American mainstream legal rhetoric is supposed to be based on facts, logic and precedents that add up to a conclusion. This strategy is based on years of European culture and must be learned but is not necessarily even valued by other cultures, much less taught. When I was in grad school at the University of Chicago, there was a lawyer who made his living by teaching the Euro method to women, people of color, and other non-Euro people who wished to succeed in law school He said it took two weeks to get them to see what logical, fact-based rhetoric was -- then they could spend the rest of their lives getting good at it. Without this enlightenment, they often flunked out. I had to learn it myself in order to pass theology classes, which are not about spirituality but, again, about logic and precedent.

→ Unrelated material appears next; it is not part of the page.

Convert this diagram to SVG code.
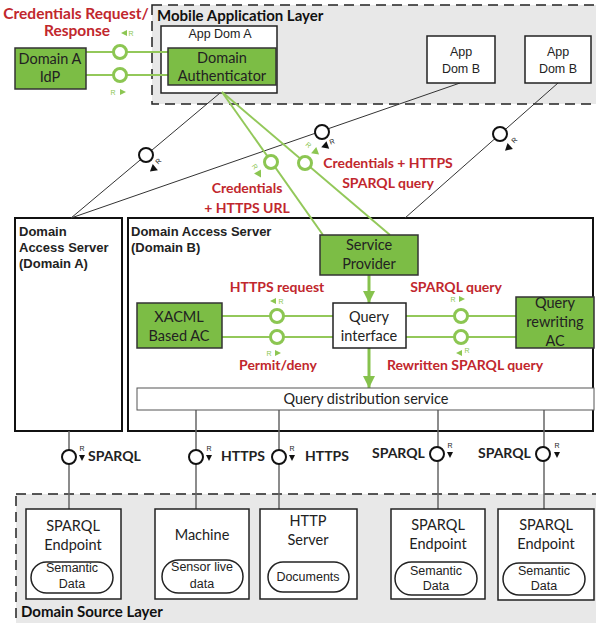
<svg xmlns="http://www.w3.org/2000/svg" width="596" height="623" viewBox="0 0 596 623">
<defs>
<style>
.layer{fill:#e8e8e8;stroke:#222;stroke-width:1.5;stroke-dasharray:10 6}
.gbox{fill:#7cbd45;stroke:#333;stroke-width:1.5}
.wbox{fill:#fff;stroke:#222;stroke-width:1.5}
.srv{fill:#fff;stroke:#111;stroke-width:2}
.stad{fill:#fff;stroke:#222;stroke-width:1.5}
.gl{stroke:#93c85a;stroke-width:2;fill:none}
.ga{stroke:#86c24d;stroke-width:3;fill:none}
.gc{fill:#fff;stroke:#8cc652;stroke-width:3}
.bc{fill:#fff;stroke:#111;stroke-width:2}
.bl{stroke:#333;stroke-width:1;fill:none}
.gr{stroke:#666;stroke-width:1.5;fill:none}
.t{font-family:Lato,"Open Sans","Liberation Sans",sans-serif;font-size:14.5px;fill:#222;text-anchor:middle}
.a{font-family:"Liberation Sans",Arial,sans-serif;font-size:12.5px;fill:#222;text-anchor:middle}
.red{font-family:Lato,"Open Sans","Liberation Sans",sans-serif;font-size:14px;font-weight:bold;fill:#c1272d;text-anchor:middle}
.hdr{font-family:Lato,"Open Sans","Liberation Sans",sans-serif;font-size:15px;font-weight:bold;fill:#111}
.ab{font-family:"Liberation Sans",Arial,sans-serif;font-size:13px;font-weight:bold;fill:#222}
.pl{font-family:Lato,"Open Sans","Liberation Sans",sans-serif;font-size:14px;font-weight:bold;fill:#222}
.rg{font-family:"Liberation Sans",Arial,sans-serif;font-size:7px;fill:#8cc652;text-anchor:middle}
.rb{font-family:"Liberation Sans",Arial,sans-serif;font-size:7px;fill:#222;text-anchor:middle}
.tg{fill:#8cc652}
.tb{fill:#111}
</style>
<marker id="garr" viewBox="0 0 10 10" refX="10" refY="5" markerWidth="12" markerHeight="12" markerUnits="userSpaceOnUse" orient="auto">
<path d="M0,0 L10,5 L0,10 z" fill="#86c24d"/>
</marker>
</defs>

<!-- Layers -->
<g id="mobile-layer">
<rect class="layer" x="152" y="5" width="450" height="99"/>
<text class="hdr" x="157" y="21">Mobile Application Layer</text>
</g>
<g id="source-layer">
<rect class="layer" x="16" y="494" width="586" height="140"/>
<text class="hdr" x="21" y="617">Domain Source Layer</text>
</g>

<!-- Container nodes -->
<g id="das-a">
<rect class="srv" x="15" y="218" width="107" height="213"/>
<text class="ab" x="19" y="236">Domain</text>
<text class="ab" x="19" y="252">Access Server</text>
<text class="ab" x="19" y="268">(Domain A)</text>
</g>
<g id="das-b">
<rect class="srv" x="128" y="218" width="465" height="213"/>
<text class="ab" x="131" y="236">Domain Access Server</text>
<text class="ab" x="131" y="252">(Domain B)</text>
</g>
<g id="app-dom-a">
<rect class="wbox" x="161" y="26" width="116" height="67"/>
<text class="a" x="220" y="38">App Dom A</text>
</g>

<!-- Connectors -->
<g id="connectors">
<line class="gl" x1="86" y1="52" x2="168" y2="52"/>
<line class="gl" x1="86" y1="75" x2="168" y2="75"/>
<line class="bl" x1="220" y1="93" x2="71" y2="218"/>
<line class="bl" x1="71" y1="218" x2="460" y2="83"/>
<line class="bl" x1="558" y1="83" x2="405" y2="218"/>
<line class="gl" x1="222" y1="92" x2="323" y2="235"/>
<line class="gl" x1="222" y1="92" x2="390" y2="235"/>
<line class="gl" x1="222" y1="316" x2="333" y2="316"/>
<line class="gl" x1="222" y1="337" x2="333" y2="337"/>
<line class="gl" x1="406" y1="316" x2="516" y2="316"/>
<line class="gl" x1="406" y1="337" x2="516" y2="337"/>
<line class="ga" x1="369" y1="275" x2="369" y2="303" marker-end="url(#garr)"/>
<line class="ga" x1="369" y1="348" x2="369" y2="388" marker-end="url(#garr)"/>
<line class="gr" x1="69" y1="431" x2="69" y2="509"/>
<line class="gr" x1="196" y1="410" x2="196" y2="509"/>
<line class="gr" x1="279" y1="410" x2="279" y2="509"/>
<line class="gr" x1="438" y1="410" x2="438" y2="509"/>
<line class="gr" x1="544" y1="410" x2="544" y2="509"/>

<circle class="gc" cx="120" cy="52" r="6.5"/>
<circle class="gc" cx="120" cy="75" r="6.5"/>
<circle class="bc" cx="146" cy="155" r="7"/>
<circle class="bc" cx="322" cy="132" r="7"/>
<circle class="bc" cx="500" cy="134" r="7"/>
<circle class="gc" cx="271" cy="162" r="6.5"/>
<circle class="gc" cx="305" cy="163" r="6.5"/>
<circle class="gc" cx="277" cy="316" r="6.5"/>
<circle class="gc" cx="277" cy="337" r="6.5"/>
<circle class="gc" cx="461" cy="316" r="6.5"/>
<circle class="gc" cx="461" cy="337" r="6.5"/>
<circle class="bc" cx="69" cy="457" r="7"/>
<circle class="bc" cx="196" cy="457" r="7"/>
<circle class="bc" cx="279" cy="457" r="7"/>
<circle class="bc" cx="437" cy="454" r="7"/>
<circle class="bc" cx="543" cy="454" r="7"/>

<polygon class="tg" points="121,33 127,30 127,36"/><text class="rg" x="131" y="36">R</text>
<text class="rg" x="113" y="95">R</text><polygon class="tg" points="126,92 120,89 120,95"/>

<g transform="translate(153,169) rotate(140)"><polygon class="tb" points="4,0 -3,-4 -3,4"/></g>
<text class="rb" transform="translate(160,163) rotate(-45)">R</text>
<g transform="translate(325,146) rotate(160)"><polygon class="tb" points="4,0 -3,-4 -3,4"/></g>
<text class="rb" transform="translate(333,144) rotate(-20)">R</text>
<g transform="translate(508,148) rotate(138)"><polygon class="tb" points="4,0 -3,-4 -3,4"/></g>
<text class="rb" transform="translate(516,142) rotate(-45)">R</text>

<text class="rg" transform="translate(253,168) rotate(55)">R</text>
<g transform="translate(259,174) rotate(60)"><polygon class="tg" points="4,0 -3,-4 -3,4"/></g>
<text class="rg" transform="translate(307,147) rotate(40)">R</text>
<g transform="translate(316,152) rotate(40)"><polygon class="tg" points="4,0 -3,-4 -3,4"/></g>

<polygon class="tg" points="270,301 276,298 276,304"/><text class="rg" x="281" y="304">R</text>
<text class="rg" x="269" y="356">R</text><polygon class="tg" points="281,353 275,350 275,356"/>
<text class="rg" x="453" y="302">R</text><polygon class="tg" points="465,299 459,296 459,302"/>
<polygon class="tg" points="456,353 462,350 462,356"/><text class="rg" x="467" y="353">R</text>

<text class="rb" x="82" y="451">R</text><polygon class="tb" points="79,455 85,455 82,461"/>
<text class="rb" x="209" y="451">R</text><polygon class="tb" points="206,455 212,455 209,461"/>
<text class="rb" x="292" y="451">R</text><polygon class="tb" points="289,455 295,455 292,461"/>
<text class="rb" x="450" y="448">R</text><polygon class="tb" points="447,452 453,452 450,458"/>
<text class="rb" x="557" y="448">R</text><polygon class="tb" points="554,452 560,452 557,458"/>

<text class="red" style="font-size:15.5px" x="76" y="19">Credentials Request/</text>
<text class="red" style="font-size:15.5px" x="77" y="36">Response</text>
<text class="red" x="247" y="193">Credentials</text>
<text class="red" x="247" y="213">+ HTTPS URL</text>
<text class="red" x="388" y="168">Credentials + HTTPS</text>
<text class="red" x="388" y="188">SPARQL query</text>
<text class="red" x="277" y="292">HTTPS request</text>
<text class="red" x="278" y="370">Permit/deny</text>
<text class="red" x="456" y="292">SPARQL query</text>
<text class="red" x="465" y="370">Rewritten SPARQL query</text>

<text class="pl" x="88" y="461">SPARQL</text>
<text class="pl" x="221" y="461">HTTPS</text>
<text class="pl" x="305" y="461">HTTPS</text>
<text class="pl" x="372" y="458">SPARQL</text>
<text class="pl" x="478" y="458">SPARQL</text>
</g>

<!-- Nodes -->
<g id="domain-authenticator">
<rect class="gbox" x="168" y="48" width="108" height="37"/>
<text class="t" x="222" y="63">Domain</text>
<text class="t" x="222" y="81">Authenticator</text>
</g>
<g id="domain-a-idp">
<rect class="gbox" x="15" y="48" width="71" height="41"/>
<text class="t" x="50" y="64">Domain A</text>
<text class="t" x="50" y="82">IdP</text>
</g>
<g id="app-dom-b-1">
<rect class="wbox" x="427" y="36" width="68" height="47"/>
<text class="a" x="461" y="56">App</text>
<text class="a" x="461" y="73">Dom B</text>
</g>
<g id="app-dom-b-2">
<rect class="wbox" x="525" y="36" width="66" height="47"/>
<text class="a" x="558" y="56">App</text>
<text class="a" x="558" y="73">Dom B</text>
</g>
<g id="service-provider">
<rect class="gbox" x="320" y="235" width="98" height="40"/>
<text class="t" x="369" y="250">Service</text>
<text class="t" x="369" y="269">Provider</text>
</g>
<g id="xacml">
<rect class="gbox" x="137" y="303" width="85" height="45"/>
<text class="t" x="179" y="322">XACML</text>
<text class="t" x="179" y="341">Based AC</text>
</g>
<g id="query-interface">
<rect class="wbox" x="333" y="303" width="73" height="45"/>
<text class="t" x="369" y="322">Query</text>
<text class="t" x="369" y="341">interface</text>
</g>
<g id="query-rewriting">
<rect class="gbox" x="516" y="297" width="78" height="51"/>
<text class="t" x="555" y="308">Query</text>
<text class="t" x="555" y="327">rewriting</text>
<text class="t" x="555" y="346">AC</text>
</g>
<g id="query-distribution">
<rect x="137" y="388" width="457" height="22" fill="#fff" stroke="#555" stroke-width="1"/>
<text class="t" x="366" y="404">Query distribution service</text>
</g>

<g id="src-sparql-1">
<rect class="wbox" x="26" y="509" width="95" height="90"/>
<text class="t" x="73" y="531">SPARQL</text>
<text class="t" x="73" y="550">Endpoint</text>
<rect class="stad" x="31" y="562" width="82" height="31" rx="15.5"/>
<text class="a" x="72" y="572">Semantic</text>
<text class="a" x="72" y="588">Data</text>
</g>
<g id="src-machine">
<rect class="wbox" x="155" y="509" width="94" height="90"/>
<text class="t" x="202" y="540">Machine</text>
<rect class="stad" x="162" y="560" width="81" height="33" rx="16.5"/>
<text class="a" x="202" y="571">Sensor live</text>
<text class="a" x="202" y="588">data</text>
</g>
<g id="src-http">
<rect class="wbox" x="260" y="509" width="97" height="90"/>
<text class="t" x="308" y="526">HTTP</text>
<text class="t" x="308" y="545">Server</text>
<rect class="stad" x="268" y="562" width="81" height="30" rx="15"/>
<text class="a" x="308" y="581">Documents</text>
</g>
<g id="src-sparql-2">
<rect class="wbox" x="391" y="509" width="94" height="90"/>
<text class="t" x="438" y="530">SPARQL</text>
<text class="t" x="438" y="549">Endpoint</text>
<rect class="stad" x="395" y="562" width="82" height="33" rx="16.5"/>
<text class="a" x="436" y="575">Semantic</text>
<text class="a" x="436" y="590">Data</text>
</g>
<g id="src-sparql-3">
<rect class="wbox" x="498" y="509" width="96" height="91"/>
<text class="t" x="546" y="530">SPARQL</text>
<text class="t" x="546" y="549">Endpoint</text>
<rect class="stad" x="503" y="563" width="82" height="32" rx="16"/>
<text class="a" x="544" y="575">Semantic</text>
<text class="a" x="544" y="590">Data</text>
</g>
</svg>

What I call “Blackfeet rhetoric” is neither fact-based nor logical, but it is a mistake to underestimate this tradition, consider it childish, or to deny that it is there. Rather it would be wise to consider its power. In the pre-Euro days, the Nitsitahpi lived in small family-based groups who circulated around the prairie according to the seasons. Some decisions had to be made quickly -- often decided with emotional persuasion. Like “rock, paper, scissors,” some arguments were more powerful than others, but which were more powerful might be different on different occasions, depending on who was there.

The most persuasive speaker might use any of these arguments:
1. We are related. Our great-grandmothers were the same. We attend the same ceremonies.
2. The past is powerful. We have always done this. Remember those occasions when we prevailed.
3. You owe me. Remember when I fed you? Remember when we took in your whole family when they lost their lodge?
4. The gods smile on me: they have given me a dream and I am inspired. My gods are powerful and make me powerful. (Or, in modern times, “I’ve got good connections in Washington, D.C.”)
5. You know I am prosperous. I will teach you how I do it. We will have more than any of the others.
6. Don’t trust those other people. They are treacherous and steal from you, but I am conscientious and will restore order.

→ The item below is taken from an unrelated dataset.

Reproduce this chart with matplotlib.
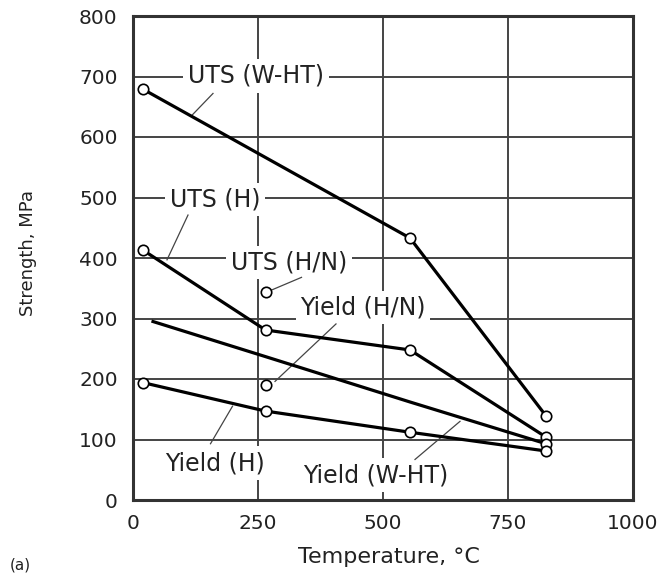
import matplotlib
matplotlib.use('Agg')
import matplotlib.pyplot as plt

# strength vs temperature
uts_wht_x = [20, 554, 826]
uts_wht_y = [679, 433, 139]
uts_h_x = [20, 265, 554, 826]
uts_h_y = [413, 281, 248, 104]
uts_hn_x = [265]
uts_hn_y = [343]
yield_hn_x = [265]
yield_hn_y = [190]
yield_wht_x = [40, 265, 554, 826]
yield_wht_y = [295, 237, 162, 93]
yield_h_x = [20, 265, 554, 826]
yield_h_y = [194, 147, 112, 81]

x_ticks = [0, 250, 500, 750, 1000]
y_ticks = [0, 100, 200, 300, 400, 500, 600, 700, 800]

# label text, label centre, leader line (from label side to curve)
labels = ['UTS (W-HT)', 'UTS (H)', 'UTS (H/N)', 'Yield (H/N)', 'Yield (H)', 'Yield (W-HT)']
label_pos = [(246, 701), (164, 497), (312, 393), (460, 318), (163, 61), (486, 41)]
leaders = [((160, 672), (118, 636)),
           ((110, 471), (68, 397)),
           ((337, 368), (277, 347)),
           ((406, 291), (284, 196)),
           ((155, 93), (199, 155)),
           ((564, 67), (654, 130))]

plt.rcParams['font.family'] = ['DejaVu Sans']

fig = plt.figure(figsize=(6.67, 5.75), dpi=100)
ax = fig.add_axes([133/667, 75/575, 500/667, 484/575])

ax.set_xlim(0, 1000)
ax.set_ylim(0, 800)
ax.set_xticks(x_ticks)
ax.set_yticks(y_ticks)
ax.tick_params(length=0, labelsize=14.5, colors='#222222')
ax.tick_params(axis='y', pad=11)
ax.tick_params(axis='x', pad=10)
for s in ax.spines.values():
    s.set_linewidth(2.2)
    s.set_color('#333333')

ax.set_axisbelow(True)
ax.grid(True, color='#444444', lw=1.4)

line_kw = dict(color='black', lw=2.3, marker='o', ms=7.5, mfc='white',
               mec='black', mew=1.2, zorder=4)
ax.plot(uts_wht_x, uts_wht_y, **line_kw)
ax.plot(uts_h_x, uts_h_y, **line_kw)
ax.plot(uts_hn_x, uts_hn_y, **line_kw)
ax.plot(yield_hn_x, yield_hn_y, **line_kw)
ax.plot(yield_wht_x, yield_wht_y, markevery=[3], **line_kw)
ax.plot(yield_h_x, yield_h_y, **line_kw)

for txt, (lx, ly), (p0, p1) in zip(labels, label_pos, leaders):
    ax.text(lx, ly, txt, ha='center', va='center', fontsize=17, color='#222222',
            bbox=dict(boxstyle='square,pad=0.2', fc='white', ec='none'), zorder=3)
    ax.plot([p0[0], p1[0]], [p0[1], p1[1]], color='#444444', lw=0.9, zorder=3.5)

ax.set_xlabel('Temperature, °C', fontsize=16, color='#222222')
ax.xaxis.set_label_coords(0.512, -0.097)
ax.set_ylabel('Strength, MPa', fontsize=13, color='#222222')
ax.yaxis.set_label_coords(-0.192, 0.511)

# panel tag, cut off at the bottom edge in the source image
fig.text(10/667, 2/575, '(a)', fontsize=11, va='bottom', ha='left', color='#222222')

fig.savefig('out.png', dpi=100)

These rhetorical approaches might not win a debate team points at a speech meet, but they are often in letters to the reservation newspaper. As far as that goes, check out politicians of every culture -- though modern politicians feel obliged to add statistics like the unemployment rate or the gross national product -- not for logic, but for emotional effect.

When oldtime Blackfeet had time to move more slowly in their deliberations, they might not use “rock, paper, scissors” but rather choose two very ancient modes of thought: the story and the map. Some would argue that a story IS a map -- or maybe a “song-line” like the Australian aboriginal strategy made famous in Bruce Chatwin’s book. (The songs stood for distances and landmarks, much like what someone might have drawn in dirt or might now sketch on the back of an envelope.)

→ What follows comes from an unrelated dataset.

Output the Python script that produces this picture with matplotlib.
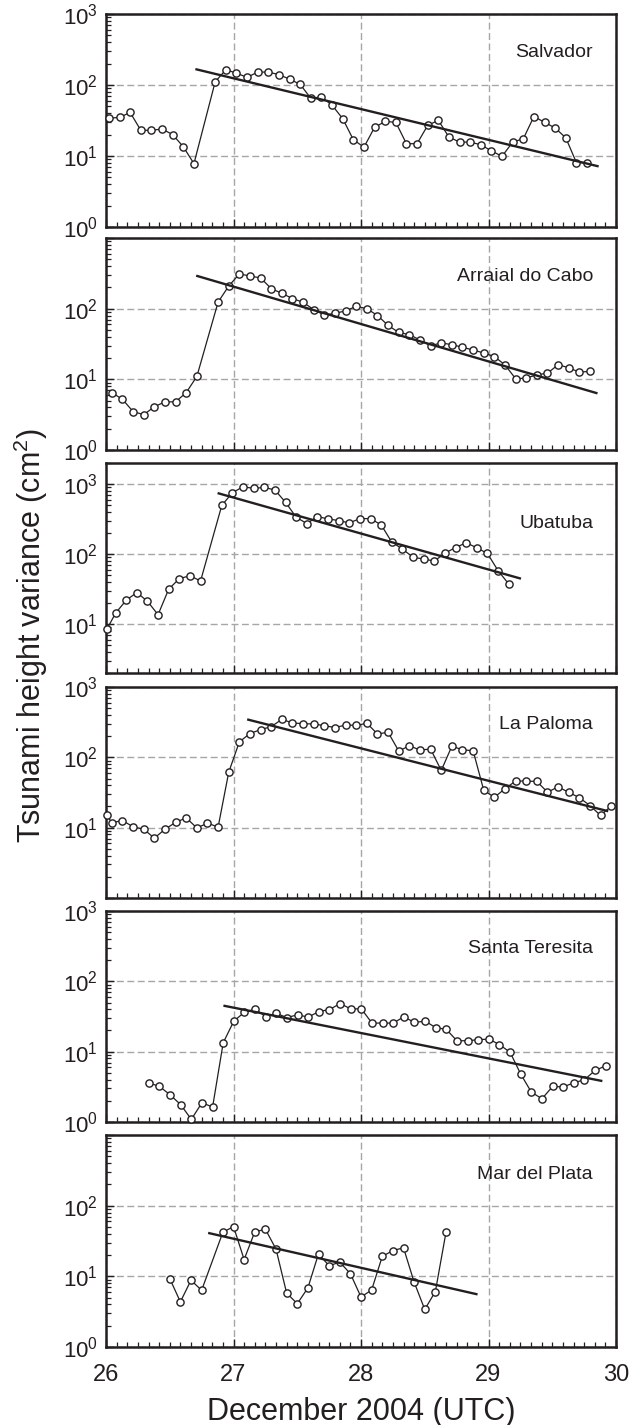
import numpy as np
import matplotlib
matplotlib.use("Agg")
import matplotlib.pyplot as plt
import matplotlib.ticker as mticker

plt.rcParams["font.family"] = ["Liberation Sans", "DejaVu Sans"]
plt.rcParams["mathtext.fontset"] = "custom"
plt.rcParams["mathtext.rm"] = "Liberation Sans"
plt.rcParams["mathtext.it"] = "Liberation Sans:italic"
plt.rcParams["mathtext.default"] = "regular"

# station names, top to bottom
stations = ["Salvador", "Arraial do Cabo", "Ubatuba", "La Paloma",
            "Santa Teresita", "Mar del Plata"]

# first sample (day of December 2004), samples every 2 h; None = no value
t_start = [26.023, 26.046, 26.075, 26.046, 26.336, 26.50]

# extra sample drawn at the left edge (Ubatuba, La Paloma)
edge_value = [None, None, 8.4, 14.9, None, None]

salvador = [34, 35, 41, 23, 23, 24, 20, 13.5, 7.8, None,
            111, 164, 147, 128, 152, 152, 140, 121, 102, 65,
            68, 52, 33.6, 17, 13.3, 25.3, 30.7, 29.8, 14.9, 14.9,
            27, 31.8, 18.5, 15.7, 15.7, 14.4, 11.8, 9.9, 15.7, 17.5,
            36, 29.8, 24.8, 18, 8.05, 8.05]

arraial = [6.5, 5.2, 3.5, 3.16, 4.1, 4.8, 4.8, 6.5, 11, None,
           124, 209, 310, 290, 272, 192, 165, 139, 123, 97,
           81, 86, 93, 108, 100, 80, 58, 46, 43, 36,
           30, 32.7, 31, 28.4, 26, 23.6, 21, 16, 10.2, 10.4,
           11.6, 12.2, 16.1, 14.6, 12.6, 13]

ubatuba = [14.3, 21.9, 28.2, 21.2, 13.6, 31.5, 44.6, 49, 41.3, None,
           497, 753, 916, 867, 897, 822, 549, 336, 273, 343,
           318, 301, 279, 321, 321, 261, 148, 118, 90, 85,
           79.5, 103, 124, 145, 123, 102, 58, 37.4]

la_paloma = [11.8, 12.6, 10.3, 9.5, 7.1, 9.5, 11.9, 13.8, 9.9, 11.6,
             10.2, 61.5, 166, 218, 248, 273, 347, 308, 301, 298,
             282, 265, 288, 285, 305, 215, 227, 123, 146, 127,
             131, 65, 144, 128, 124, 34, 27, 35.8, 46, 46,
             45.4, 32, 38, 31.8, 26.7, 20.6, 14.9, 20.4]

santa_teresita = [3.6, 3.2, 2.44, 1.76, 1.09, 1.88, 1.63, 13.4, 27.2, 36.4,
                  40.2, 31.6, 34.9, 30.6, 33.4, 31, 37.2, 39.7, 48.3, 40.6,
                  40.6, 25.5, 25.5, 25.5, 31.3, 26, 27.2, 22, 20.7, 14.3,
                  14.3, 14.8, 15.1, 12.6, 9.8, 4.8, 2.66, 2.14, 3.2, 3.16,
                  3.6, 4.0, 5.4, 6.3]

mar_del_plata = [9.3, 4.35, 8.8, 6.35, None, 42, 50.6, 17.3, 42.5, 46.4,
                 24.3, 5.8, 4.1, 6.85, 20.8, 14.1, 15.9, 10.9, 5.1, 6.4,
                 19.1, 23.2, 25.3, 8.3, 3.4, 6.1, 42]

series = [salvador, arraial, ubatuba, la_paloma, santa_teresita, mar_del_plata]

# exponential decay fits: (t0, v0, t1, v1)
fits = [(26.71, 166, 29.855, 7.2),
        (26.716, 290, 29.846, 6.4),
        (26.884, 736, 29.246, 45),
        (27.116, 343, 29.93, 17.3),
        (26.93, 44.8, 29.884, 3.85),
        (26.81, 40.8, 28.905, 5.6)]

ylims = [(1, 1000), (1, 1000), (2, 2000), (1, 1000), (1, 1000), (1, 1000)]
ylabels_shown = [[0, 1, 2, 3], [0, 1, 2], [1, 2, 3], [1, 2, 3], [0, 1, 2, 3], [0, 1, 2]]
label_y = [0.82, 0.82, 0.714, 0.82, 0.82, 0.816]

# panel (top, bottom) in pixels
panels_px = [(14, 227), (238, 450), (463, 673), (687, 898), (911, 1122), (1135, 1347)]

W, H = 642, 1425
fig = plt.figure(figsize=(W / 100, H / 100), dpi=100)
ink = "#231f20"
left, right = 106, 616

for i, name in enumerate(stations):
    top, bot = panels_px[i]
    ax = fig.add_axes([left / W, 1 - bot / H, (right - left) / W, (bot - top) / H])

    vals = series[i]
    t = [t_start[i] + k / 12 for k in range(len(vals))]
    tt = [a for a, v in zip(t, vals) if v is not None]
    vv = [v for v in vals if v is not None]
    if edge_value[i] is not None:
        tt = [26.006] + tt
        vv = [edge_value[i]] + vv

    ax.plot(tt, vv, "-", color=ink, lw=0.9, marker="o", ms=5.2,
            mfc="white", mec=ink, mew=1.0, clip_on=False, zorder=3)
    f = fits[i]
    ax.plot([f[0], f[2]], [f[1], f[3]], "-", color=ink, lw=1.7, zorder=4)

    ax.set_yscale("log")
    ax.set_xlim(26, 30)
    ax.set_ylim(*ylims[i])

    decades = [0, 1, 2, 3]
    ax.set_yticks([10.0 ** d for d in decades])
    ax.set_yticklabels([r"$10^{%d}$" % d if d in ylabels_shown[i] else "" for d in decades])
    ax.yaxis.set_minor_locator(mticker.LogLocator(base=10, subs=np.arange(2, 10)))
    ax.yaxis.set_minor_formatter(mticker.NullFormatter())
    ax.set_ylim(*ylims[i])

    ax.set_xticks([26, 27, 28, 29, 30])
    ax.xaxis.set_minor_locator(mticker.MultipleLocator(1 / 12))
    if i == len(stations) - 1:
        ax.set_xticklabels(["26", "27", "28", "29", "30"])
    else:
        ax.set_xticklabels([])

    ax.grid(True, which="major", color="#a6a6a6", lw=1.0, ls=(0, (5, 2.5)))
    ax.tick_params(axis="both", which="both", direction="in", colors=ink,
                   top=False, right=False)
    ax.tick_params(axis="both", which="major", length=6, width=1.0)
    ax.tick_params(axis="both", which="minor", length=3.5, width=0.9)
    ax.tick_params(axis="y", which="major", labelsize=16, pad=6)
    ax.tick_params(axis="x", which="major", labelsize=17, pad=12)
    for s in ax.spines.values():
        s.set_linewidth(1.8)
        s.set_color(ink)

    ax.text(0.955, label_y[i], name, transform=ax.transAxes, ha="right",
            va="center", fontsize=14, color=ink)

fig.text(31 / W, 1 - 636 / H, "Tsunami height variance (cm$^2$)", rotation=90,
         ha="center", va="center", fontsize=22, color=ink)
fig.text(361 / W, 1 - 1420 / H, "December 2004 (UTC)", ha="center",
         va="baseline", fontsize=22, color=ink)

fig.savefig("out.png", dpi=100)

Darrell Kipp says that the oldest Napi stories were meant to be told in exactly the same ancient words every time, because they code an understanding of the universe and how to be in it, a map. Starting in such a place would be a good strategy for people with time for discussion and reflection as is common in religious contexts.

If the Siksika had had time to mull over the meaning of the wave of white people coming from the East, the culture rooted in the northern prairie would not have been so shattered. But there was very little time -- a couple of hundred years. (Something like the time we’ve had to recognize, analyze and respond to global warming -- that world-changing and deniable.) I am saying that this is a valuable and under-used kind of rhetoric, not to be lightly discarded.

To be anchored in story/myth/narrative as well as maps of relationship across the land, suggests ways of disciplining one’s own behavior -- until those stories are broken, those relationships are torn. When one believes that one’s behavior affects everything in the cosmos and the cosmos has turned chaotic, then one is paralyzed from trying to understand what wrong action caused this trouble and from the impossibility of choosing what to do next for fear of more consequences.

This confused time has nearly passed for the Blackft, even as it has become more and more challenging for the rest of the world. As the Siksika find a new story and learn Euro ways, they acquire skills. Rock, paper, scissors: cooperation, corporation, or gambling?